Working in cooperation with the Fraunhofer Institute for Solar Energy Systems ISE, on behalf of the German Federal Ministry for the Environment, the research institute says the aim of the project is to optimize the safety of solar energy systems with regard to fire hazards.
To date, there have only been isolated cases in which solar systems have caught fire. A preventive analysis now makes sense, however. This is because the number of systems on the roofs of homes is growing further. Added to that are service lives of 25 to 30 years and the increasing construction of large-scale systems with output currently in the range of 50 megawatts, says Wilhelm Vaaßen, head of Regenerative Energies at TÜV Rheinland and coordinator of the research project.
Based on research and testing carried out, TÜV says its intention is to develop a catalogue of measures for preventing arcs in PV systems. It explains: Extremely hot arcs can form through an unwanted voltage flashover, when there is insufficient distance or insulation between two electrodes. Since solar systems contain thousands of connections of which several hundred are inside a module there is a danger of arcs forming over the course of the long service life of a system.
It goes on to say that a second important aspect of the research project, which is being conducted on behalf of the German Federal Ministry for the Environment, applies to the rescue services.
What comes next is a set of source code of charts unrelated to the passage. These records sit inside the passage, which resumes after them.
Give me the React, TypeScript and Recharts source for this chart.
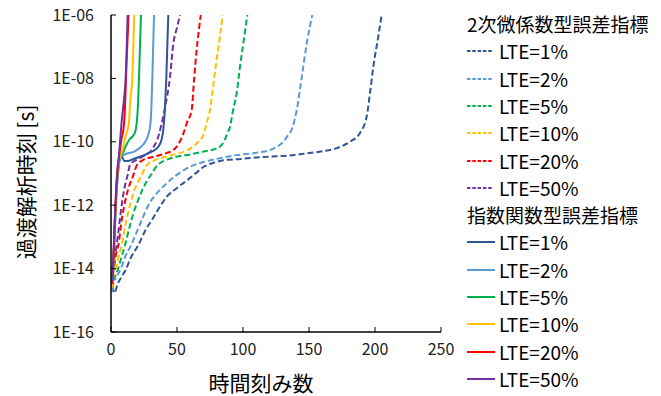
import React from 'react';
import { LineChart, Line, XAxis, YAxis } from 'recharts';

// ---- data: [time-step count, transient analysis time (s)] ----
// 2次微係数型誤差指標 (dashed)
const quadLte1: [number, number][] = [
  [1, 2.8e-15], [2.5, 1.7e-15], [5, 3.2e-15], [8, 5.6e-15], [11, 8.9e-15], [15, 2.2e-14],
  [20.7, 5.5e-14], [26, 1.6e-13], [32, 4.0e-13], [37, 8.9e-13], [42, 1.8e-12], [50, 3.5e-12],
  [58, 6.3e-12], [64, 1.0e-11], [70, 1.6e-11], [78, 2.2e-11], [88, 2.7e-11], [95, 2.8e-11],
  [110, 3.2e-11], [120, 3.4e-11], [135, 3.7e-11], [146, 4.2e-11], [160, 5.0e-11], [171, 6.3e-11],
  [181, 1.0e-10], [188.6, 1.9e-10], [193.7, 6.3e-10], [196.2, 3.4e-9], [198.7, 2.3e-8],
  [202.5, 2.1e-7], [205, 1e-6],
];
const quadLte2: [number, number][] = [
  [1, 5.6e-15], [3, 4.5e-15], [5, 6.3e-15], [7.5, 1.0e-14], [11, 2.5e-14], [15.2, 5.5e-14],
  [20, 1.6e-13], [24, 4.0e-13], [28.3, 1.0e-12], [34, 2.2e-12], [41, 4.4e-12], [48, 7.9e-12],
  [55, 1.26e-11], [62, 1.8e-11], [70, 2.3e-11], [82, 3.0e-11], [95, 3.8e-11], [105, 4.2e-11],
  [113, 4.7e-11], [120.5, 5.5e-11], [126, 7.1e-11], [130.5, 1.0e-10], [134, 1.6e-10],
  [137, 2.5e-10], [140.7, 1.0e-9], [144.5, 1.1e-8], [148.3, 1.26e-7], [152.5, 1e-6],
];
const quadLte5: [number, number][] = [
  [1, 4.5e-15], [3, 5.6e-15], [5, 8.9e-15], [7.5, 2.0e-14], [10.6, 5.5e-14], [14, 2.0e-13],
  [17, 5.6e-13], [20, 1.26e-12], [24, 3.2e-12], [27, 5.6e-12], [31, 1.0e-11], [34, 1.6e-11],
  [37, 2.1e-11], [43, 2.8e-11], [50, 3.4e-11], [60, 4.0e-11], [70, 4.9e-11], [77, 5.6e-11],
  [82.6, 7.1e-11], [86, 1.1e-10], [88, 1.8e-10], [90.2, 3.0e-10], [92.5, 1.0e-9], [95.2, 3.4e-9],
  [97.5, 2.0e-8], [100.2, 1.26e-7], [103.3, 1e-6],
];
const quadLte10: [number, number][] = [
  [1, 5.0e-15], [3, 7.9e-15], [5.5, 2.2e-14], [8.1, 5.5e-14], [11, 2.5e-13], [14.4, 1.0e-12],
  [18, 3.2e-12], [23.2, 8.9e-12], [27, 1.8e-11], [32, 2.5e-11], [37, 3.0e-11], [43, 3.5e-11],
  [50, 4.2e-11], [56, 5.0e-11], [62.3, 7.1e-11], [66, 1.0e-10], [69.9, 1.6e-10], [72.5, 4.0e-10],
  [75, 1.0e-9], [77.5, 6.3e-9], [80, 3.8e-8], [82.5, 2.0e-7], [84.6, 1e-6],
];
const quadLte20: [number, number][] = [
  [1, 6.3e-15], [2.5, 1.26e-14], [4, 3.2e-14], [5.6, 5.5e-14], [8, 3.2e-13], [10.1, 1.0e-12],
  [13, 3.2e-12], [16.9, 8.9e-12], [19.5, 1.8e-11], [24.5, 2.7e-11], [30, 3.2e-11], [36, 3.7e-11],
  [42, 4.4e-11], [47.2, 5.5e-11], [51, 8.3e-11], [54.8, 1.8e-10], [57.5, 4.0e-10], [61.1, 1.0e-9],
  [63, 1.0e-8], [64.9, 7.9e-8], [66.5, 3.2e-7], [68, 1e-6],
];
const quadLte50: [number, number][] = [
  [1, 1.0e-14], [2.5, 2.0e-14], [4.3, 5.5e-14], [6, 2.0e-13], [8.1, 1.0e-12], [10, 3.2e-12],
  [12.6, 8.9e-12], [14.4, 1.9e-11], [17, 2.4e-11], [20, 2.8e-11], [25.8, 3.8e-11], [30, 5.0e-11],
  [32.5, 7.1e-11], [35, 1.15e-10], [38, 3.2e-10], [41, 1.26e-9], [44.7, 1.1e-8], [47.2, 1.26e-7],
  [50, 4.0e-7], [52.3, 1e-6],
];

// 指数関数型誤差指標 (solid)
const expLte1: [number, number][] = [
  [1, 2.0e-15], [2, 2.0e-14], [3, 2.5e-13], [4, 2.0e-12], [5, 7.9e-12], [6, 2.0e-11],
  [7.8, 3.8e-11], [10, 2.5e-11], [13, 2.5e-11], [18, 3.0e-11], [23, 3.5e-11], [27.5, 4.2e-11],
  [32, 5.2e-11], [36, 7.1e-11], [38.5, 1.26e-10], [39.5, 2.2e-10], [40.8, 1.0e-9], [41.9, 1.0e-8],
  [43.4, 1e-6],
];
const expLte2: [number, number][] = [
  [1, 2.0e-15], [2, 2.0e-14], [3, 2.5e-13], [4, 2.0e-12], [5, 7.9e-12], [6, 2.0e-11],
  [8, 3.5e-11], [11.6, 4.2e-11], [18, 5.0e-11], [23, 7.1e-11], [26.5, 1.1e-10], [28.5, 1.8e-10],
  [29.5, 2.8e-10], [30.3, 6.3e-10], [31.3, 1.0e-8], [32.6, 1e-6],
];
const expLte5: [number, number][] = [
  [1, 2.5e-15], [2, 2.5e-14], [3, 3.2e-13], [4, 2.5e-12], [5, 1.0e-11], [6, 2.5e-11],
  [8, 3.8e-11], [9.3, 4.7e-11], [11.6, 7.9e-11], [14.1, 1.2e-10], [17, 1.6e-10], [18.5, 2.2e-10],
  [19.5, 4.0e-10], [20.5, 1.6e-9], [21.2, 1.0e-8], [22.7, 1e-6],
];
const expLte10: [number, number][] = [
  [1, 2.5e-15], [2, 2.5e-14], [3, 3.2e-13], [4, 2.5e-12], [5, 1.0e-11], [6, 2.5e-11],
  [7, 3.5e-11], [8, 4.5e-11], [9, 6.3e-11], [10.5, 1.15e-10], [12, 2.0e-10], [13.6, 4.0e-10],
  [14.6, 2.0e-9], [16.1, 1.0e-8], [17.6, 1e-6],
];
const expLte20: [number, number][] = [
  [1, 3.2e-15], [2, 3.2e-14], [3, 4.0e-13], [4, 3.2e-12], [5, 1.26e-11], [6, 3.2e-11],
  [7, 6.3e-11], [8, 1.26e-10], [9.3, 2.3e-10], [10.1, 4.9e-10], [10.8, 2.1e-9], [11.8, 3.2e-8],
  [13.3, 1e-6],
];
const expLte50: [number, number][] = [
  [1, 4.0e-15], [2, 4.0e-14], [3, 5.0e-13], [4, 4.0e-12], [5, 1.6e-11], [6, 3.5e-11],
  [7, 1.26e-10], [8, 4.0e-10], [9.8, 2.1e-9], [11.1, 1.0e-8], [12.6, 1e-6],
];

const lteLabels = ['LTE=1%', 'LTE=2%', 'LTE=5%', 'LTE=10%', 'LTE=20%', 'LTE=50%'];
const lteColors = ['#2F5597', '#5B9BD5', '#00B050', '#FFC000', '#FF0000', '#7030A0'];
const groupTitles = ['2次微係数型誤差指標', '指数関数型誤差指標'];

const xTicks = [0, 50, 100, 150, 200, 250];
const yTicks = [1e-16, 1e-14, 1e-12, 1e-10, 1e-8, 1e-6];
const yTickLabels = ['1E-16', '1E-14', '1E-12', '1E-10', '1E-08', '1E-06'];

const xTitle = '時間刻み数';
const yTitle = '過渡解析時刻 [s]';

const quadSeries = [quadLte1, quadLte2, quadLte5, quadLte10, quadLte20, quadLte50];
const expSeries = [expLte1, expLte2, expLte5, expLte10, expLte20, expLte50];

const toPoints = (rows: [number, number][]) => rows.map(([x, y]) => ({ x, y }));

const FONT = '"Noto Sans CJK JP", "Noto Sans", sans-serif';
const DASH = '6 3';

const formatY = (v: number) => {
  let best = 0;
  yTicks.forEach((t, i) => {
    if (Math.abs(Math.log10(t) - Math.log10(v)) < Math.abs(Math.log10(yTicks[best]) - Math.log10(v))) best = i;
  });
  return yTickLabels[best];
};

const LegendRow = ({ top, color, dashed, label }: { top: number; color: string; dashed: boolean; label: string }) => (
  <div style={{ position: 'absolute', left: 0, top, height: 24, display: 'flex', alignItems: 'center' }}>
    <svg width={30} height={24} style={{ display: 'block' }}>
      <line x1={0} y1={12} x2={dashed ? 26 : 28} y2={12} stroke={color} strokeWidth={2}
        strokeDasharray={dashed ? '3.5 1.8' : undefined} />
    </svg>
    <span style={{ marginLeft: 2, fontSize: 19, color: '#000', whiteSpace: 'nowrap', lineHeight: '24px' }}>{label}</span>
  </div>
);

export default function App() {
  const rowStep = 27.3;
  const legendItems: React.ReactNode[] = [];
  let idx = 0;
  groupTitles.forEach((title, g) => {
    legendItems.push(
      <div key={`h${g}`} style={{ position: 'absolute', left: 0, top: idx * rowStep, height: 24, lineHeight: '24px', fontSize: 19, whiteSpace: 'nowrap', color: '#000' }}>
        {title}
      </div>
    );
    idx += 1;
    lteLabels.forEach((lab, i) => {
      legendItems.push(
        <LegendRow key={`r${g}-${i}`} top={idx * rowStep} color={lteColors[i]} dashed={g === 0} label={lab} />
      );
      idx += 1;
    });
  });

  return (
    <div style={{ position: 'absolute', left: 0, top: 0, width: 661, height: 396, background: '#fff', fontFamily: FONT, overflow: 'hidden' }}>
      <LineChart width={661} height={396} margin={{ top: 15, right: 220, bottom: 34, left: 0 }}>
        <XAxis xAxisId="bottom" dataKey="x" type="number" domain={[0, 250]} ticks={xTicks}
          allowDataOverflow height={30}
          axisLine={{ stroke: '#000', strokeWidth: 1.5 }} tickLine={{ stroke: '#000' }} tickSize={-5} tickMargin={17}
          tick={{ fill: '#222', fontSize: 16, fontFamily: FONT }} />
        <XAxis xAxisId="top" orientation="top" dataKey="x" type="number" domain={[0, 250]} height={0}
          tick={false} tickLine={false} axisLine={{ stroke: '#000', strokeWidth: 1.5 }} />
        <YAxis yAxisId="left" type="number" scale="log" domain={[1e-16, 1e-6]} ticks={yTicks}
          allowDataOverflow width={111} tickFormatter={formatY} interval={0}
          axisLine={{ stroke: '#000', strokeWidth: 1.5 }} tickLine={{ stroke: '#000' }} tickSize={-5} tickMargin={22}
          tick={{ fill: '#222', fontSize: 16, fontFamily: FONT }} />
        <YAxis yAxisId="right" orientation="right" type="number" domain={[0, 1]} width={0}
          tick={false} tickLine={false} axisLine={{ stroke: '#000', strokeWidth: 1.5 }} />
        {quadSeries.map((rows, i) => (
          <Line key={`q${i}`} xAxisId="bottom" yAxisId="left" data={toPoints(rows)} dataKey="y"
            type="monotone" stroke={lteColors[i]} strokeWidth={2} strokeDasharray={DASH}
            dot={false} activeDot={false} isAnimationActive={false} name={`${groupTitles[0]} ${lteLabels[i]}`} />
        ))}
        {expSeries.map((rows, i) => (
          <Line key={`e${i}`} xAxisId="bottom" yAxisId="left" data={toPoints(rows)} dataKey="y"
            type="monotone" stroke={lteColors[i]} strokeWidth={2}
            dot={false} activeDot={false} isAnimationActive={false} name={`${groupTitles[1]} ${lteLabels[i]}`} />
        ))}
      </LineChart>

      <div style={{ position: 'absolute', left: 25, top: 182, transform: 'translate(-50%, -50%) rotate(-90deg)', fontSize: 21, lineHeight: 1, whiteSpace: 'nowrap', color: '#000' }}>
        {yTitle}
      </div>
      <div style={{ position: 'absolute', left: 261, top: 382, transform: 'translate(-50%, -50%)', fontSize: 21, lineHeight: 1, whiteSpace: 'nowrap', color: '#000' }}>
        {xTitle}
      </div>

      <div style={{ position: 'absolute', left: 467, top: 12, width: 194, height: 384 }}>
        {legendItems}
      </div>
    </div>
  );
}
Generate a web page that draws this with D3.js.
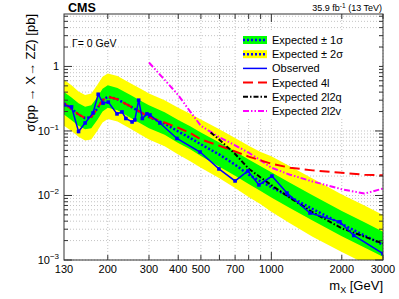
<!DOCTYPE html>
<html>
<head>
<meta charset="utf-8">
<script src="https://cdn.jsdelivr.net/npm/d3@7"></script>
<style>
body { margin: 0; background: #fff; }
text { font-family: "Liberation Sans", Arial, Helvetica, sans-serif; fill: #000; }
</style>
</head>
<body>
<div id="visual"></div>
<script>
// expected limit on sigma(pp -> X -> ZZ) [pb], combined, with bands
var expMass   = [130, 140, 150, 160, 170, 180, 190, 200, 220, 250, 280, 300, 350, 400, 450, 500, 600, 700, 800, 900, 1000, 1200, 1500, 2000, 2500, 3000];
var expMedian = [0.27, 0.22, 0.18, 0.158, 0.165, 0.22, 0.30, 0.34, 0.31, 0.24, 0.19, 0.165, 0.13, 0.098, 0.078, 0.062, 0.043, 0.030, 0.021, 0.0165, 0.0135, 0.0095, 0.0062, 0.0036, 0.0024, 0.00172];
var expMinus2 = [0.12, 0.10, 0.081, 0.071, 0.074, 0.099, 0.135, 0.153, 0.14, 0.108, 0.085, 0.074, 0.058, 0.043, 0.034, 0.027, 0.0185, 0.0131, 0.0095, 0.0073, 0.0056, 0.0037, 0.0023, 0.00133, 0.00089, 0.00064];
var expMinus1 = [0.18, 0.147, 0.12, 0.106, 0.11, 0.147, 0.20, 0.228, 0.21, 0.16, 0.127, 0.11, 0.087, 0.065, 0.052, 0.041, 0.028, 0.0203, 0.015, 0.0117, 0.0093, 0.0064, 0.0041, 0.00234, 0.00156, 0.00112];
var expPlus1  = [0.40, 0.33, 0.27, 0.237, 0.25, 0.33, 0.45, 0.51, 0.465, 0.36, 0.285, 0.25, 0.195, 0.148, 0.118, 0.095, 0.066, 0.048, 0.036, 0.0285, 0.0229, 0.0157, 0.0101, 0.00576, 0.00384, 0.00275];
var expPlus2  = [0.62, 0.51, 0.41, 0.36, 0.38, 0.51, 0.69, 0.78, 0.71, 0.55, 0.44, 0.38, 0.30, 0.23, 0.185, 0.15, 0.106, 0.078, 0.059, 0.047, 0.0405, 0.0284, 0.0183, 0.0104, 0.0070, 0.0050];

// observed limit
var obsMass  = [130, 140, 150, 160, 173, 182, 191, 201, 219, 230, 239, 254, 261, 271, 281, 294, 303, 334, 395, 496, 597, 700, 794, 885, 1006, 1166, 1463, 1963, 2250, 3000];
var obsLimit = [0.253, 0.236, 0.098, 0.133, 0.19, 0.37, 0.27, 0.28, 0.184, 0.197, 0.156, 0.138, 0.148, 0.30, 0.156, 0.184, 0.177, 0.133, 0.0765, 0.0472, 0.0258, 0.0168, 0.024, 0.0146, 0.020, 0.0109, 0.00535, 0.0039, 0.0024, 0.00126];

// single-channel expected limits
var exp4l = [0.27, 0.22, 0.18, 0.158, 0.165, 0.22, 0.30, 0.34, 0.31, 0.24, 0.19, 0.165, 0.135, 0.112, 0.093, 0.074, 0.059, 0.048, 0.040, 0.035, 0.031, 0.027, 0.0245, 0.0225, 0.021, 0.0205];
var exp2l2qMass = [550, 600, 700, 800, 900, 1000, 1200, 1500, 2000, 2500, 3000];
var exp2l2q     = [0.095, 0.073, 0.044, 0.026, 0.019, 0.0145, 0.0092, 0.0055, 0.0031, 0.0023, 0.0018];
var exp2l2vMass = [300, 350, 400, 450, 500, 600, 700, 800, 900, 1000, 1200, 1500, 2000, 2500, 3000];
var exp2l2v     = [1.15, 0.62, 0.36, 0.2, 0.12, 0.08, 0.06, 0.046, 0.035, 0.027, 0.021, 0.0165, 0.0125, 0.0107, 0.0128];

var xTickLabels = [130, 200, 300, 400, 500, 700, 1000, 2000, 3000];
var yTickLabels = [["10", "\u22123"], ["10", "\u22122"], ["10", "\u22121"], ["1", ""]];
var yTickValues = [1e-3, 1e-2, 1e-1, 1];

var width = 399, height = 299;
var margin = {top: 14, right: 16, bottom: 39, left: 64};
var w = width - margin.left - margin.right,
    h = height - margin.top - margin.bottom;

var svg = d3.select("#visual").append("svg")
  .attr("width", width)
  .attr("height", height);

var g = svg.append("g")
  .attr("transform", "translate(" + margin.left + "," + margin.top + ")");

var x = d3.scaleLog().domain([130, 3000]).range([0, w]);
var y = d3.scaleLog().domain([1e-3, 6.5]).range([h, 0]);

// grid
g.selectAll(".vgrid").data(x.ticks()).enter().append("line")
  .attr("x1", function(d) { return x(d); }).attr("x2", function(d) { return x(d); })
  .attr("y1", 0).attr("y2", h)
  .attr("stroke", "#c4c4c4").attr("stroke-dasharray", "1,2");
g.selectAll(".hgrid").data(y.ticks()).enter().append("line")
  .attr("y1", function(d) { return y(d); }).attr("y2", function(d) { return y(d); })
  .attr("x1", 0).attr("x2", w)
  .attr("stroke", "#c4c4c4").attr("stroke-dasharray", "1,2");

g.append("defs").append("clipPath").attr("id", "clip")
  .append("rect").attr("width", w).attr("height", h);

var plot = g.append("g").attr("clip-path", "url(#clip)");

function band(lo, hi) {
  return d3.area()
    .x(function(d, i) { return x(expMass[i]); })
    .y0(function(d, i) { return y(lo[i]); })
    .y1(function(d, i) { return y(hi[i]); })(expMass);
}
plot.append("path").attr("d", band(expMinus2, expPlus2)).attr("fill", "#ffff00");
plot.append("path").attr("d", band(expMinus1, expPlus1)).attr("fill", "#00ff00");

function curve(ms, vs) {
  return d3.line()
    .x(function(d, i) { return x(ms[i]); })
    .y(function(d) { return y(d); })(vs);
}

plot.append("path").attr("d", curve(expMass, expMedian))
  .attr("fill", "none").attr("stroke", "#0000ff").attr("stroke-width", 2.5)
  .attr("stroke-dasharray", "2,2");
plot.append("path").attr("d", curve(exp2l2vMass, exp2l2v))
  .attr("fill", "none").attr("stroke", "#ff00ff").attr("stroke-width", 2)
  .attr("stroke-dasharray", "6,2,1.5,2,1.5,2");
plot.append("path").attr("d", curve(expMass, exp4l))
  .attr("fill", "none").attr("stroke", "#ff0000").attr("stroke-width", 2)
  .attr("stroke-dasharray", "10,5");
plot.append("path").attr("d", curve(exp2l2qMass, exp2l2q))
  .attr("fill", "none").attr("stroke", "#000").attr("stroke-width", 2)
  .attr("stroke-dasharray", "5,2,1.5,2");
plot.append("path").attr("d", curve(obsMass, obsLimit))
  .attr("fill", "none").attr("stroke", "#0000ff").attr("stroke-width", 1.5);
plot.selectAll(".obs").data(obsLimit).enter().append("rect")
  .attr("x", function(d, i) { return x(obsMass[i]) - 1.8; })
  .attr("y", function(d) { return y(d) - 1.8; })
  .attr("width", 3.6).attr("height", 3.6)
  .attr("fill", "#0000ff");

// frame and ticks
g.append("rect").attr("width", w).attr("height", h)
  .attr("fill", "none").attr("stroke", "#333").attr("stroke-width", 1);

g.selectAll(".yt").data(y.ticks()).enter().append("path")
  .attr("d", function(d) {
    var len = yTickValues.indexOf(d) >= 0 ? 8 : 4;
    return "M0," + y(d) + "h" + len + "M" + w + "," + y(d) + "h" + (-len);
  })
  .attr("stroke", "#333");
g.selectAll(".xt").data(x.ticks()).enter().append("path")
  .attr("d", function(d) {
    var len = d == 1000 ? 8 : 5;
    return "M" + x(d) + "," + h + "v" + (-len) + "M" + x(d) + ",0v" + len;
  })
  .attr("stroke", "#333");

g.selectAll(".xl").data(xTickLabels).enter().append("text")
  .attr("x", function(d) { return x(d); })
  .attr("y", h + 13)
  .attr("text-anchor", "middle")
  .style("font-size", "11px")
  .text(function(d) { return d; });

var yl = g.selectAll(".yl").data(yTickValues).enter().append("text")
  .attr("x", -5)
  .attr("y", function(d) { return y(d) + 4; })
  .attr("text-anchor", "end")
  .style("font-size", "11px");
yl.append("tspan").text(function(d, i) { return yTickLabels[i][0]; });
yl.append("tspan").attr("dy", -5).style("font-size", "8px").text(function(d, i) { return yTickLabels[i][1]; });

// titles
svg.append("text")
  .attr("transform", "translate(35,14) rotate(-90)")
  .attr("text-anchor", "end")
  .style("font-size", "13px")
  .text("\u03c3(pp \u2192 X\u2192 ZZ) [pb]");

var xt = svg.append("text")
  .attr("x", 383).attr("y", 290)
  .attr("text-anchor", "end")
  .style("font-size", "13px");
xt.append("tspan").text("m");
xt.append("tspan").attr("dy", 3).style("font-size", "9px").text("X");
xt.append("tspan").attr("dy", -3).text(" [GeV]");

svg.append("text").attr("x", 68).attr("y", 12)
  .style("font-size", "12.5px").style("font-weight", "bold").text("CMS");

var lumi = svg.append("text").attr("x", 382).attr("y", 11)
  .attr("text-anchor", "end").style("font-size", "9px");
lumi.append("tspan").text("35.9 fb");
lumi.append("tspan").attr("dy", -3).style("font-size", "6.5px").text("-1");
lumi.append("tspan").attr("dy", 3).text(" (13 TeV)");

g.append("text").attr("x", 8).attr("y", 33)
  .style("font-size", "10.5px").text("\u0393= 0 GeV");

// legend
var legendLabels = ["Expected \u00b1 1\u03c3", "Expected \u00b1 2\u03c3", "Observed", "Expected 4l", "Expected 2l2q", "Expected 2l2v"];
svg.append("rect").attr("x", 238).attr("y", 31).attr("width", 141).attr("height", 87).attr("fill", "#fff");

var leg = svg.append("g").attr("transform", "translate(243,40)");
var rows = leg.selectAll(".row").data(legendLabels).enter().append("g")
  .attr("transform", function(d, i) { return "translate(0," + (i * 14.2) + ")"; });
rows.append("text").attr("x", 29).attr("y", 4).style("font-size", "11px").text(function(d) { return d; });

leg.append("rect").attr("x", 0).attr("y", -4).attr("width", 24).attr("height", 8).attr("fill", "#00ff00");
leg.append("rect").attr("x", 0).attr("y", 10.2).attr("width", 24).attr("height", 8).attr("fill", "#ffff00");
var legStyles = [
  {y: 0, c: "#0000ff", wd: 2.5, dash: "2,2"},
  {y: 14.2, c: "#0000ff", wd: 2.5, dash: "2,2"},
  {y: 28.4, c: "#0000ff", wd: 1.5, dash: null},
  {y: 42.6, c: "#ff0000", wd: 2, dash: "10,5"},
  {y: 56.8, c: "#000", wd: 2, dash: "5,2,1.5,2"},
  {y: 71, c: "#ff00ff", wd: 2, dash: "6,2,1.5,2,1.5,2"}
];
leg.selectAll(".ls").data(legStyles).enter().append("line")
  .attr("x1", 0).attr("x2", 24)
  .attr("y1", function(d) { return d.y; }).attr("y2", function(d) { return d.y; })
  .attr("stroke", function(d) { return d.c; })
  .attr("stroke-width", function(d) { return d.wd; })
  .attr("stroke-dasharray", function(d) { return d.dash; });
</script>
</body>
</html>
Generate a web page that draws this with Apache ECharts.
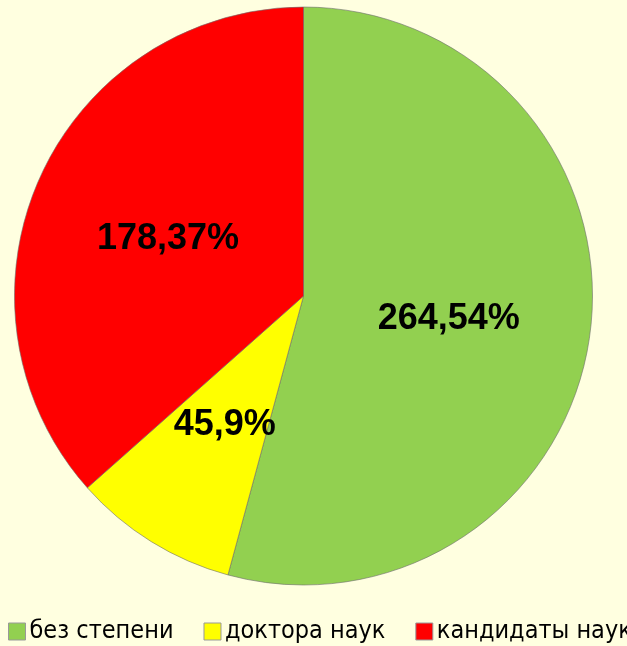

As such, the institute is seeking to present clear information and procedural guidelines to fire personnel, in addition to creating concrete safety concepts and developing appropriate technical equipment.
Although there have been relatively few incidents during fire fighting missions so far, Horst Thiem from the Munich Fire Department emphasizes: Solar energy is an energy source of the future. We will be utilizing this clean form of energy for a very long time. For this reason, we can and must establish standards that ensure the highest degree of safety possible, even with a technical defect or fire.
Other partners in the project include the Munich Fire Department (Branddirektion München), the International Solar Energy Society, German Section and Energiebau Solarsysteme.